[Code that draws figures]

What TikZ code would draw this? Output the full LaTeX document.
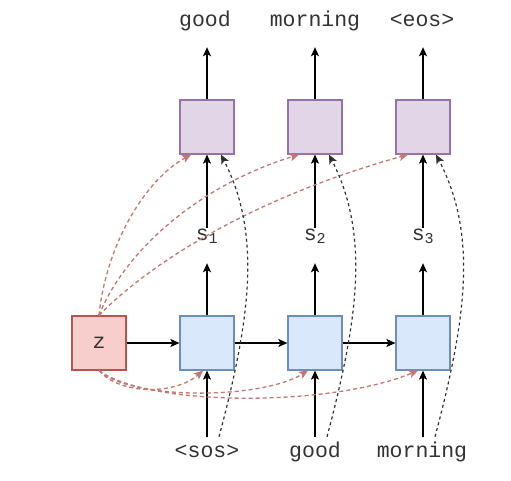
\documentclass[tikz,border=0pt]{standalone}
\usepackage{fontspec}
\newfontfamily\monofnt{Liberation Mono}
\usetikzlibrary{arrows.meta,calc}
\definecolor{pfill}{HTML}{E1D5E7}
\definecolor{pdraw}{HTML}{9673A6}
\definecolor{bfill}{HTML}{DAE8FC}
\definecolor{bdraw}{HTML}{6C8EBF}
\definecolor{rfill}{HTML}{F8CECC}
\definecolor{rdraw}{HTML}{B85450}
\begin{document}
\begin{tikzpicture}[x=1pt,y=-1pt,
  cell/.style={draw, line width=1.2pt, minimum size=54pt, inner sep=0pt, anchor=center},
  pcell/.style={cell, fill=pfill, draw=pdraw},
  bcell/.style={cell, fill=bfill, draw=bdraw},
  zcell/.style={cell, fill=rfill, draw=rdraw, font=\monofnt\fontsize{21.5}{24}\selectfont, text=black!80},
  lbl/.style={font=\monofnt\fontsize{21.5}{24}\selectfont, text=black!80, inner sep=0pt, text height=12pt, text depth=5pt, anchor=base},
  flow/.style={line width=1.3pt, -{Stealth[length=9pt,width=8pt,inset=2pt]}},
  rflow/.style={line width=1.3pt, draw=rdraw!80, dash pattern=on 4pt off 3pt, -{Stealth[length=9pt,width=8pt,inset=2pt,fill=rdraw!80]}},
  dflow/.style={line width=1.2pt, draw=black!80, dash pattern=on 3pt off 3pt, -{Stealth[length=9pt,width=8pt,inset=2pt,fill=black!85]}}
]
\fill[white] (0,0) rectangle (511,480);
\useasboundingbox (0,0) rectangle (511,480);

% cells
\node[zcell] (z) at (99,343) {z};
\node[bcell] (b1) at (207,343) {};
\node[bcell] (b2) at (315,343) {};
\node[bcell] (b3) at (423,343) {};
\node[pcell] (p1) at (207,127) {};
\node[pcell] (p2) at (315,127) {};
\node[pcell] (p3) at (423,127) {};

% labels
\node[lbl] (o1) at (205,26) {good};
\node[lbl] (o2) at (315,26) {morning};
\node[lbl] (o3) at (422,26) {<eos>};
\node[lbl] (s1) at (207,240) {s\textsubscript{1}};
\node[lbl] (s2) at (315,240) {s\textsubscript{2}};
\node[lbl] (s3) at (423,240) {s\textsubscript{3}};
\node[lbl] (i1) at (207,457) {<sos>};
\node[lbl] (i2) at (315,457) {good};
\node[lbl] (i3) at (422,457) {morning};

% solid arrows
\foreach \k in {1,2,3}{
  \draw[flow, shorten >=16pt] (p\k.north) -- (p\k.north |- o\k.south);
  \draw[flow, shorten <=20pt] (s\k.north) -- (p\k.south |- s\k.north) -- (p\k.south);
  \draw[flow, shorten >=18pt] (b\k.north) -- (b\k.north |- s\k.south);
  \draw[flow, shorten <=8pt] (b\k.south |- i\k.north) -- (b\k.south);
}
\draw[flow] (z) -- (b1);
\draw[flow] (b1) -- (b2);
\draw[flow] (b2) -- (b3);

% red dashed from z to decoder outputs
\draw[rflow] (z.north) .. controls (106,245) and (145,180) .. ([xshift=-16pt]p1.south);
\draw[rflow] (z.north) .. controls (125,250) and (200,185) .. ([xshift=-16pt]p2.south);
\draw[rflow] (z.north) .. controls (145,268) and (245,200) .. ([xshift=-15pt]p3.south);

% red dashed from z to decoder inputs
\draw[rflow] (z.south) .. controls (120,395) and (175,395) .. ([xshift=-4pt]b1.south);
\draw[rflow] (z.south) .. controls (130,400) and (260,400) .. ([xshift=-7pt]b2.south);
\draw[rflow] (z.south) .. controls (150,407) and (330,407) .. ([xshift=-5pt]b3.south);

% black dashed from inputs to outputs
\draw[dflow] ([xshift=12pt,yshift=8pt]i1.north) .. controls (250,320) and (262,235) .. ([xshift=14pt]p1.south);
\draw[dflow] ([xshift=12pt,yshift=8pt]i2.north) .. controls (358,320) and (370,235) .. ([xshift=14pt]p2.south);
\draw[dflow] ([xshift=13pt,yshift=8pt]i3.north) .. controls (466,320) and (478,235) .. ([xshift=13pt]p3.south);
\end{tikzpicture}
\end{document}
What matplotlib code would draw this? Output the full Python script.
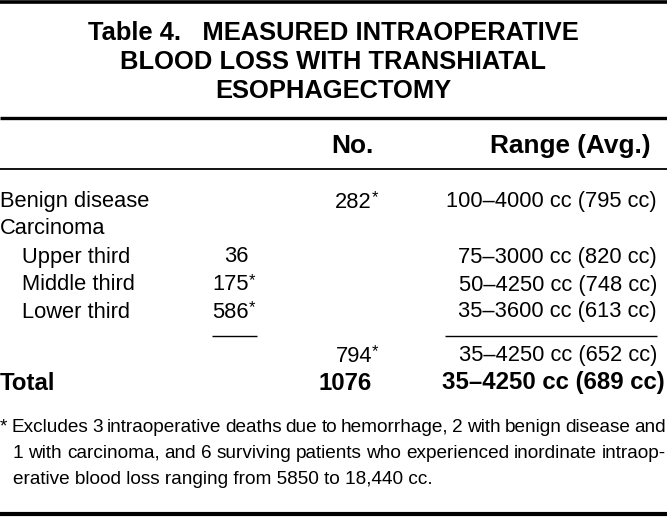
import matplotlib
matplotlib.use("Agg")
import matplotlib.pyplot as plt

# ---- table content ----
title_lines = ["Table 4.   MEASURED INTRAOPERATIVE",
               "BLOOD LOSS WITH TRANSHIATAL",
               "ESOPHAGECTOMY"]
col_headers = ["No.", "Range (Avg.)"]
row_labels = ["Benign disease", "Carcinoma", "Upper third", "Middle third", "Lower third", "", "Total"]
sub_counts = ["", "", "36", "175*", "586*", "", ""]
counts = ["282*", "", "", "", "", "794*", "1076"]
ranges = ["100\u20134000 cc (795 cc)", "", "75\u20133000 cc (820 cc)", "50\u20134250 cc (748 cc)",
          "35\u20133600 cc (613 cc)", "35\u20134250 cc (652 cc)", "35\u20134250 cc (689 cc)"]
indented = [False, False, True, True, True, False, False]
footnote = ["* Excludes 3 intraoperative deaths due to hemorrhage, 2 with benign disease and",
            "1 with carcinoma, and 6 surviving patients who experienced inordinate intraop-",
            "erative blood loss ranging from 5850 to 18,440 cc."]

W, H = 667, 518
FONT = ["Liberation Sans", "DejaVu Sans"]
NARROW = ["Liberation Sans Narrow", "Liberation Sans", "DejaVu Sans"]

fig = plt.figure(figsize=(W / 100, H / 100), dpi=100)
ax = fig.add_axes([0, 0, 1, 1])
ax.set_xlim(0, W)
ax.set_ylim(H, 0)
ax.axis("off")
renderer = fig.canvas.get_renderer()


def width_of(t):
    return t.get_window_extent(renderer).width


def fitted_size(s, target_w, weight="normal", family=FONT):
    t = ax.text(0, -100, s, fontsize=10, family=family, weight=weight)
    w = width_of(t)
    t.remove()
    return 10 * target_w / w


# rules
ax.hlines(2, 0, W, color="black", lw=2.6)
ax.hlines(118, 0, W, color="black", lw=2.4)
ax.hlines(169, 0, W, color="black", lw=1.3)
ax.hlines(513.5, 0, W, color="black", lw=3.0)
ax.hlines(335.5, 212, 257, color="black", lw=1.0)
ax.hlines(335.5, 445, 657, color="black", lw=1.0)

# title
ts = fitted_size(title_lines[0], 490, "bold")
for s, y in zip(title_lines, [33, 62, 91]):
    ax.text(W / 2, y, s, ha="center", va="center", fontsize=ts, weight="bold", family=FONT)

# header
hs = fitted_size("Range (Avg.)", 162, "bold")
ax.text(352, 146, col_headers[0], ha="center", va="center", fontsize=hs, weight="bold", family=FONT)
ax.text(570, 146, col_headers[1], ha="center", va="center", fontsize=hs, weight="bold", family=FONT)

# body
bs = fitted_size("100\u20134000 cc (795 cc)", 211, family=NARROW)
tb = fitted_size(ranges[-1], 222, "bold")
row_y = [202, 229, 257, 285, 312, 356, 383]
for i, y in enumerate(row_y):
    last = i == len(row_y) - 1
    wt = "bold" if last else "normal"
    sz = tb if last else bs
    fam = FONT if last else NARROW
    if row_labels[i]:
        ax.text(22 if indented[i] else 0, y, row_labels[i], ha="left", va="center",
                fontsize=sz, weight=wt, family=fam)
    if sub_counts[i]:
        ax.text(249, y, sub_counts[i].rstrip("*"), ha="right", va="center", fontsize=bs, family=NARROW)
        if sub_counts[i].endswith("*"):
            ax.text(249, y - 4, "*", ha="left", va="center", fontsize=bs * 0.75, family=NARROW)
    if counts[i]:
        ax.text(372, y, counts[i].rstrip("*"), ha="right", va="center", fontsize=sz, weight=wt, family=fam)
        if counts[i].endswith("*"):
            ax.text(372, y - 4, "*", ha="left", va="center", fontsize=bs * 0.75, family=NARROW)
    if ranges[i]:
        ax.text(665 if last else 657, y, ranges[i], ha="right", va="center",
                fontsize=sz, weight=wt, family=fam)

# footnote, first two lines justified to the full width
fs = fitted_size(footnote[2], 422, family=NARROW)
foot_y = [427, 453, 479]
foot_x0 = [0, 13, 13]
for k, (s, y) in enumerate(zip(footnote, foot_y)):
    if k < 2:
        words = s.split(" ")
        objs = [ax.text(0, y, wd, ha="left", va="center", fontsize=fs, family=NARROW) for wd in words]
        widths = [width_of(o) for o in objs]
        gap = (666 - foot_x0[k] - sum(widths)) / (len(words) - 1)
        x = foot_x0[k]
        for o, w in zip(objs, widths):
            o.set_x(x)
            x += w + gap
    else:
        ax.text(foot_x0[k], y, s, ha="left", va="center", fontsize=fs, family=NARROW)

fig.savefig("out.png", dpi=100)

▸ **What the task requires**: Copy exactly the part of the material above that opens with the line containing "What matplotlib code" and closes with the line containing "return 10 * target_w / w", ends included. Drop the images.

▸ **Expected output**:
What matplotlib code would draw this? Output the full Python script.
import matplotlib
matplotlib.use("Agg")
import matplotlib.pyplot as plt

# ---- table content ----
title_lines = ["Table 4.   MEASURED INTRAOPERATIVE",
               "BLOOD LOSS WITH TRANSHIATAL",
               "ESOPHAGECTOMY"]
col_headers = ["No.", "Range (Avg.)"]
row_labels = ["Benign disease", "Carcinoma", "Upper third", "Middle third", "Lower third", "", "Total"]
sub_counts = ["", "", "36", "175*", "586*", "", ""]
counts = ["282*", "", "", "", "", "794*", "1076"]
ranges = ["100\u20134000 cc (795 cc)", "", "75\u20133000 cc (820 cc)", "50\u20134250 cc (748 cc)",
          "35\u20133600 cc (613 cc)", "35\u20134250 cc (652 cc)", "35\u20134250 cc (689 cc)"]
indented = [False, False, True, True, True, False, False]
footnote = ["* Excludes 3 intraoperative deaths due to hemorrhage, 2 with benign disease and",
            "1 with carcinoma, and 6 surviving patients who experienced inordinate intraop-",
            "erative blood loss ranging from 5850 to 18,440 cc."]

W, H = 667, 518
FONT = ["Liberation Sans", "DejaVu Sans"]
NARROW = ["Liberation Sans Narrow", "Liberation Sans", "DejaVu Sans"]

fig = plt.figure(figsize=(W / 100, H / 100), dpi=100)
ax = fig.add_axes([0, 0, 1, 1])
ax.set_xlim(0, W)
ax.set_ylim(H, 0)
ax.axis("off")
renderer = fig.canvas.get_renderer()


def width_of(t):
    return t.get_window_extent(renderer).width


def fitted_size(s, target_w, weight="normal", family=FONT):
    t = ax.text(0, -100, s, fontsize=10, family=family, weight=weight)
    w = width_of(t)
    t.remove()
    return 10 * target_w / w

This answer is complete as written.